- Born: Greece
- Died: June 1, 2007 Canada
- Occupation: Strip club owner-operator
- Years active: 1969-2007
- Organization: House of Lancaster (strip clubs)

= Terry Koumoudouros =

Canadian strip club owner

Terry Koumoudouros (died 2007) was a Greek-Canadian strip club owner who paved the way to legalise naked dancing in Toronto. With his brother, he was the co-owner of two House of Lancaster strip clubs.

== Early life ==
As a child, Koumoudouros worked as a shepherd in Greece, and read about philosophy before emigrating to Canada in 1964 with his younger brother, Spiro.

== Career ==
The same year that the Koumoudouros brothers moved to Canada, they opened the Queen Steak and Burger restaurant at the intersection of Kipling Avenue and Dundas Street. Later they sold food in the basement of a University Avenue office block.
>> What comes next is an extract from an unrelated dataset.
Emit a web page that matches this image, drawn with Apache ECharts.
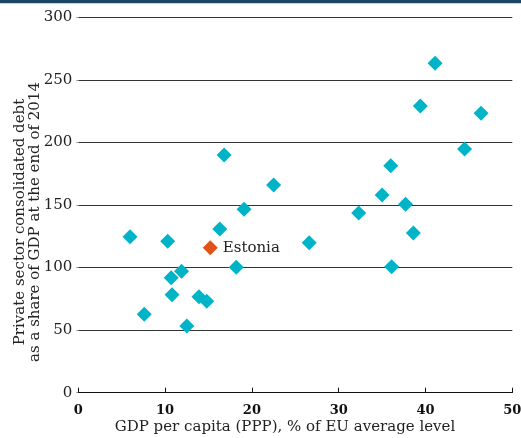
<!DOCTYPE html>
<html><head><meta charset="utf-8">
<script src="https://cdn.jsdelivr.net/npm/echarts@6/dist/echarts.min.js"></script>
<style>html,body{margin:0;padding:0;background:#fff}#c{width:521px;height:438px}</style>
</head><body><div id="c"></div>
<script>
const gdpX = [5.96,10.3,7.6,10.7,11.9,10.8,12.5,13.9,14.8,16.3,16.8,19.1,18.2,22.5,26.6,32.3,35.0,36.0,37.7,36.1,38.6,39.4,41.1,44.5,46.4];
const debtY = [124.7,121.0,62.7,91.9,97.0,78.3,53.3,76.7,73.0,130.8,190.0,146.6,100.2,166.0,119.9,143.6,158.0,181.4,150.6,100.7,127.6,229.1,263.2,194.8,223.3];
const estoniaName = 'Estonia';
const estoniaX = 15.2;
const estoniaY = 115.9;
const xTicks = [0,10,20,30,40,50];
const yTicks = [0,50,100,150,200,250,300];
const xTitle = 'GDP per capita (PPP), % of EU average level';
const yTitle = 'Private sector consolidated debt\nas a share of GDP at the end of 2014';

const font = '"DejaVu Serif", "Liberation Serif", serif';
const chart = echarts.init(document.getElementById('c'));
chart.setOption({
  animation: false,
  graphic: [
    {type:'rect', shape:{x:0,y:0,width:521,height:3.3}, style:{fill:'#1b4564'}},
    {type:'text', x:285, y:427, style:{text:xTitle, font:'15px ' + font, fill:'#222', align:'center', verticalAlign:'middle'}},
    {type:'text', x:27.5, y:222, rotation:Math.PI/2, style:{text:yTitle, font:'15px ' + font, lineHeight:15, fill:'#222', align:'center', verticalAlign:'middle'}}
  ],
  grid: {left: 78.3, right: 8.7, top: 17.3, bottom: 45.3, containLabel:false, outerBoundsMode:'none'},
  xAxis: {
    type:'value', min: xTicks[0], max: xTicks[xTicks.length-1], interval: 10,
    axisLine:{show:true, lineStyle:{color:'#111', width:1.2}},
    axisTick:{show:true, inside:true, length:5, lineStyle:{color:'#111'}},
    splitLine:{show:false},
    axisLabel:{color:'#111', fontFamily:font, fontSize:13, fontWeight:'bold', margin:11}
  },
  yAxis: {
    type:'value', min: yTicks[0], max: yTicks[yTicks.length-1], interval: 50,
    axisLine:{show:false},
    axisTick:{show:true, length:2, lineStyle:{color:'#999'}},
    splitLine:{show:true, lineStyle:{color:'#333', width:1}},
    axisLabel:{color:'#222', fontFamily:font, fontSize:15, margin:6}
  },
  series: [
    {type:'scatter', symbol:'diamond', symbolSize:15,
     itemStyle:{color:'#00b4c8', opacity:1},
     data: gdpX.map((x,i)=>[x, debtY[i]])},
    {type:'scatter', symbol:'diamond', symbolSize:15,
     itemStyle:{color:'#e05216', opacity:1},
     label:{show:true, position:'right', distance:5, formatter: estoniaName,
            color:'#222', fontFamily:font, fontSize:15},
     data:[[estoniaX, estoniaY]]}
  ]
});
</script></body></html>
In 1986, Koumoudouros won a legal challenge in the Supreme Court of Canada to allow naked dancing in strip clubs. He had previously avoided the intention of existing legislation that forbade naked dancing by employing dancers who initially danced topless before putting on a shirt and then dancing bottomless.

Koumoudouros and his brother ran a strip club in Toronto from 1969 or 1970 until 1980, at which point he returned to Greece. In 1982, he returned to Toronto and opened a strip club on The Queensway, opening another on Bloor Street in 1983.

== Politics ==
Koumoudouros was a donor to the Liberal Party of Canada and a worked with Toronto's municipal government to improve the Bloordale neighbourhood. His meeting with federal immigration minister Judy Sgro's chief of staff came to light during the Strippergate (Canada) scandal in 2004, when he advocated for federal help for Dominican strippers trying to move to Canada.

== Personal life and death ==
Koumoudouros was married with three children and two stepchildren. He died on May 24, 2007.